Der neue Bundestag hat am Dienstag seine Arbeit aufgenommen und den CDU-Abgeordneten Norbert Lammert zum neuen Parlamentspräsidenten gewählt. Lammert ist damit nach Bundespräsident Horst Köhler protokollarisch der zweite Mann im Staate.

Berlin. Er betonte in seiner Antrittsrede die Bedeutung und das Selbstbewußtsein des Parlaments. Union und SPD setzten gegen die Stimmen aller Oppositionsparteien durch, daß Lammert insgesamt sechs Vizepräsidenten zur Seite stehen, davon zwei von der SPD.

Lammert erhielt mit 93,1 Prozent der Stimmen das zweitbeste Ergebnis seit 1949. Hermann Ehlers kam 1953 auf 93,2 Prozent. Um die Zahl der Vizepräsidenten gab es danach eine erregte Debatte. Union und SPD setzten aber durch, erstmals sechs statt bisher fünf Vizepräsidenten einzusetzen. Beide hatten in den Vorgesprächen zur großen Koalition ausgehandelt, daß die SPD zwei Stellvertreter stellen darf. Die Opposition hatte dies für unnötig gehalten und die Kosten beklagt.

Lammert sagte nach seiner Wahl, er sei "überwältigt, geradezu erschüttert von dem Vertrauensvorschuß." Gerade angesichts der geplanten großen Koalition rief er die Abgeordneten zu Selbstbewußtsein auf. "Der Bundestag ist nicht Vollzugsorgan der Bundesregierung, sondern umgekehrt sein Auftraggeber", betonte der CDU-Politiker.
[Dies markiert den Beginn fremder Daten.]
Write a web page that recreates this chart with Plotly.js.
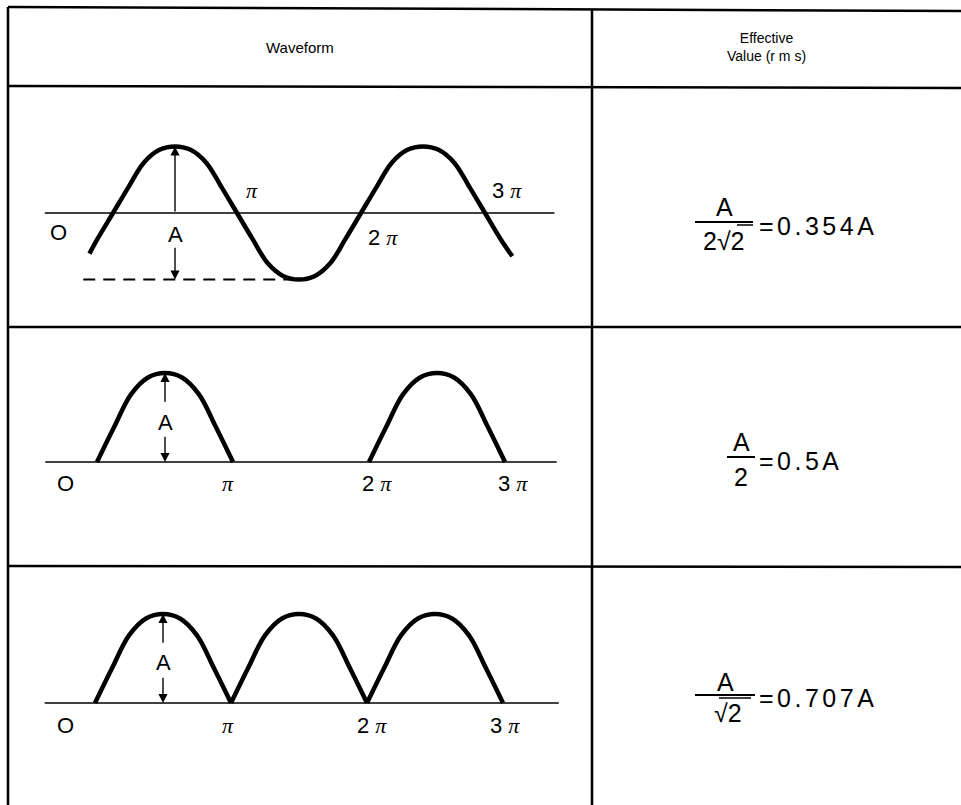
<!DOCTYPE html>
<html><head><meta charset="utf-8">
<script src="https://cdn.plot.ly/plotly-3.0.1.min.js"></script>
<style>body{margin:0;background:#fff}</style>
</head><body><div id="chart" style="width:961px;height:805px"></div>
<script>
// ---- data (x in units of π, y in units of the peak value) ----
const headerLabels = ["Waveform", "Effective<br>Value (r m s)"];
const tickLabels = ["O", "π", "2 π", "3 π"];
const ampLabel = "A";

const sineX = [-0.19, -0.125, 0, 0.125, 0.25, 0.375, 0.5, 0.625, 0.75, 0.875, 1, 1.125, 1.25, 1.375, 1.5, 1.625, 1.75, 1.875, 2, 2.125, 2.25, 2.375, 2.5, 2.625, 2.75, 2.875, 3, 3.125, 3.22];
const sineY = [-0.61, -0.39, 0, 0.39, 0.76, 0.95, 1, 0.95, 0.76, 0.39, 0, -0.39, -0.76, -0.95, -1, -0.95, -0.76, -0.39, 0, 0.39, 0.76, 0.95, 1, 0.95, 0.76, 0.39, 0, -0.39, -0.65];

const halfX = [0, 0.125, 0.25, 0.375, 0.5, 0.625, 0.75, 0.875, 1, null, 2, 2.125, 2.25, 2.375, 2.5, 2.625, 2.75, 2.875, 3];
const halfY = [0, 0.39, 0.76, 0.95, 1, 0.95, 0.76, 0.39, 0, null, 0, 0.39, 0.76, 0.95, 1, 0.95, 0.76, 0.39, 0];

const fullX = [0, 0.125, 0.25, 0.375, 0.5, 0.625, 0.75, 0.875, 1, null, 1, 1.125, 1.25, 1.375, 1.5, 1.625, 1.75, 1.875, 2, null, 2, 2.125, 2.25, 2.375, 2.5, 2.625, 2.75, 2.875, 3];
const fullY = [0, 0.39, 0.76, 0.95, 1, 0.95, 0.76, 0.39, 0, null, 0, 0.39, 0.76, 0.95, 1, 0.95, 0.76, 0.39, 0, null, 0, 0.39, 0.76, 0.95, 1, 0.95, 0.76, 0.39, 0];

const axisExtents = [[-0.55, 3.56], [-0.38, 3.38], [-0.37, 3.41]];
const rmsNumerators = ["A", "A", "A"];
const rmsDenominators = ["2√2", "2", "√2"];
const rmsValues = ["0.354A", "0.5A", "0.707A"];

// ---- layout helpers (pixel positions) ----
const W = 961, H = 805;
const px = x => x / W, py = y => 1 - y / H;
const L = 8, MID = 592;
const rows = [
  {x0: 113, ux: 124, y0: 213, uy: 66.5, top: 87, bot: 327},
  {x0: 97, ux: 136, y0: 462, uy: 89, top: 327, bot: 567},
  {x0: 95, ux: 136, y0: 703, uy: 89, top: 567, bot: 805}
];
const FONT = "Liberation Sans, Arial, Helvetica, sans-serif";
const PI = t => t.replace("π", '<span style="font-family:Liberation Serif;font-style:italic">π</span>');

const layout = {
  width: W, height: H, margin: {l: 0, r: 0, t: 0, b: 0},
  paper_bgcolor: "white", plot_bgcolor: "rgba(0,0,0,0)", showlegend: false,
  font: {family: FONT, color: "black"},
  shapes: [], annotations: []
};
rows.forEach((r, i) => {
  const s = i === 0 ? "" : String(i + 1);
  layout["xaxis" + s] = {domain: [px(L), px(MID)], range: [(L - r.x0) / r.ux, (MID - r.x0) / r.ux],
    visible: false, anchor: "y" + s, fixedrange: true};
  layout["yaxis" + s] = {domain: [py(r.bot), py(r.top)], range: [(r.y0 - r.bot) / r.uy, (r.y0 - r.top) / r.uy],
    visible: false, anchor: "x" + s, fixedrange: true};
});

const txt = (x, y, text, size, extra) => layout.annotations.push(Object.assign({
  xref: "paper", yref: "paper", x: px(x), y: py(y), text: text, showarrow: false,
  xanchor: "center", yanchor: "middle", font: {size: size, family: FONT, color: "black"}}, extra || {}));

// table grid
const gl = (x0, y0, x1, y1) => layout.shapes.push({type: "line", xref: "paper", yref: "paper",
  x0: px(x0), y0: py(y0), x1: px(x1), y1: py(y1), line: {color: "black", width: 2.5}});
gl(L, 7, W, 11);
gl(L, 86, W, 88);
gl(L, 327, W, 327);
gl(L, 566, W, 567);
gl(L, 7, L, H);
gl(MID, 9, MID, H);

// headers
txt(300, 48, headerLabels[0], 15);
txt(766, 47, headerLabels[1], 14);

// waveforms
const waves = [[sineX, sineY], [halfX, halfY], [fullX, fullY]];
const traces = waves.map((w, i) => ({
  type: "scatter", mode: "lines", x: w[0], y: w[1],
  xaxis: "x" + (i ? i + 1 : ""), yaxis: "y" + (i ? i + 1 : ""),
  line: {color: "black", width: 4.5, shape: "spline", smoothing: 1}, connectgaps: false, hoverinfo: "skip"
}));

// axis lines
axisExtents.forEach((e, i) => {
  const s = i ? String(i + 1) : "";
  layout.shapes.push({type: "line", xref: "x" + s, yref: "y" + s, x0: e[0], x1: e[1], y0: 0, y1: 0,
    line: {color: "black", width: 1.5}});
});
// dashed trough line (row 1)
layout.shapes.push({type: "line", xref: "x", yref: "y", x0: -0.24, x1: 1.42, y0: -1, y1: -1,
  line: {color: "black", width: 1.8, dash: "12px,8px"}});

// tick labels (pixel positions)
const labelPos = [
  [[58, 233], [252, 190], [383, 237], [507, 190]],
  [[65, 483], [228, 483], [377, 483], [513, 483]],
  [[65, 725], [228, 725], [372, 725], [505, 725]]
];
labelPos.forEach(rowPos => rowPos.forEach((p, j) => txt(p[0], p[1], PI(tickLabels[j]), 22)));

// amplitude arrows + A labels
const ampCfg = [
  {ay: -0.33, arrows: [[1, 0], [-1, -0.5]]},
  {ay: 0.44, arrows: [[1, 0.66], [0, 0.30]]},
  {ay: 0.46, arrows: [[1, 0.66], [0, 0.30]]}
];
ampCfg.forEach((c, i) => {
  const s = i ? String(i + 1) : "";
  layout.annotations.push({xref: "x" + s, yref: "y" + s, x: 0.5, y: c.ay, text: ampLabel, showarrow: false,
    xanchor: "center", yanchor: "middle", font: {size: 22, family: FONT, color: "black"}});
  c.arrows.forEach(a => layout.annotations.push({xref: "x" + s, yref: "y" + s, axref: "x" + s, ayref: "y" + s,
    x: 0.5, y: a[0], ax: 0.5, ay: a[1], text: "", showarrow: true, arrowhead: 2, arrowsize: 1.3,
    arrowwidth: 1.4, arrowcolor: "black", standoff: 0, startstandoff: 0}));
});

// rms formulas
const fCfg = [
  {num: [724, 207], bar: [695, 753, 222], den: [724, 241], val: [757, 226], vinc: [737, 753, 225]},
  {num: [741, 442], bar: [727, 755, 457], den: [741, 477], val: [757, 461]},
  {num: [725, 682], bar: [695, 755, 695], den: [728, 713], val: [757, 698], vinc: [719, 751, 698]}
];
const FS = 25;
fCfg.forEach((c, i) => {
  txt(c.num[0], c.num[1], rmsNumerators[i], FS);
  txt(c.den[0], c.den[1], rmsDenominators[i], FS);
  txt(c.val[0], c.val[1], '<span style="letter-spacing:3.5px">=' + rmsValues[i] + '</span>', FS, {xanchor: "left"});
  layout.shapes.push({type: "line", xref: "paper", yref: "paper", x0: px(c.bar[0]), x1: px(c.bar[1]),
    y0: py(c.bar[2]), y1: py(c.bar[2]), line: {color: "black", width: 2}});
  if (c.vinc) layout.shapes.push({type: "line", xref: "paper", yref: "paper", x0: px(c.vinc[0]), x1: px(c.vinc[1]),
    y0: py(c.vinc[2]), y1: py(c.vinc[2]), line: {color: "black", width: 1.5}});
});

Plotly.newPlot("chart", traces, layout, {displayModeBar: false, staticPlot: true});
</script>
</body></html>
Gleichzeitig forderte Lammert, der Politikverdrossenheit in Deutschland entgegenzuwirken. Weder Parteien, noch das Parlament seien auf "der Höhe ihres Ansehens", sagte er. "Das müssen wir ernst nehmen und aufarbeiten."

Auch der scheidende Innenminister Otto Schily, der die Sitzung als Alterspräsident eröffnete, äußerte sich ähnlich. "Einen nachhaltigen Legitimationsgewinn erreicht das Parlament nur durch einen sachorientierten, möglichst vorurteilsfreien, aufklärerischen und ehrlichen Debattenstil." Schily rief dazu auf, den Menschen in Deutschland wieder mehr Optimismus, Selbstvertrauen und die Gewißheit zu vermitteln, daß ihre Sorgen in angemessener Weise im Parlament zur Sprache gebracht und ihre Fragen beantwortet würden. Regierung und Opposition müßten gemeinsam zum Besten des Landes wirken.

Der 73-jährige Schily eröffnete nach 2002 zum zweiten Mal eine konstituierende Sitzung des Bundestags. Der 16. Bundestag hat insgesamt 614 Abgeordnete, elf mehr als der 15. Statistisch gesehen ändert sich sonst wenig. Der Durchschnittsabgeordnete ist nach wie vor 49,3 Jahre alt und männlich. Der Frauenanteil verringerte sich minimal von 32,2 Prozent auf nun 31,8 Prozent.

Die größte Fraktion ist die CDU/CSU mit 226 Abgeordneten. Die SPD hat 222 Sitze. Größte Oppositionsfraktion ist die FDP mit 61 Mandaten. Die Linkspartei stellt 54 Abgeordnete, die Grünen 51.

Lammert schlug in seiner Rede auch vor, die Aufgaben des Bundestagspräsidenten zu überdenken, vor allem im Zusammenhang mit der Überwachung der Parteienfinanzierung. Die Regeln seien gut gemeint. Aber die Tatsache, daß der Bundestagspräsident nach Verstößen auch Sanktionen gegen einzelne Parteien verhängen solle, setze ihn dem Verdacht der Befangenheit aus.

Auch bei den vom Bundestag selbst vereinbarten Verhaltensregeln spreche "manches für einen zweiten, ruhigen Blick und Nachjustierung sowohl von Lücken als auch von Übertreibung". Der Präsident sei erster Repräsentant, aber nicht Dienstvorgesetzter seiner Kollegen.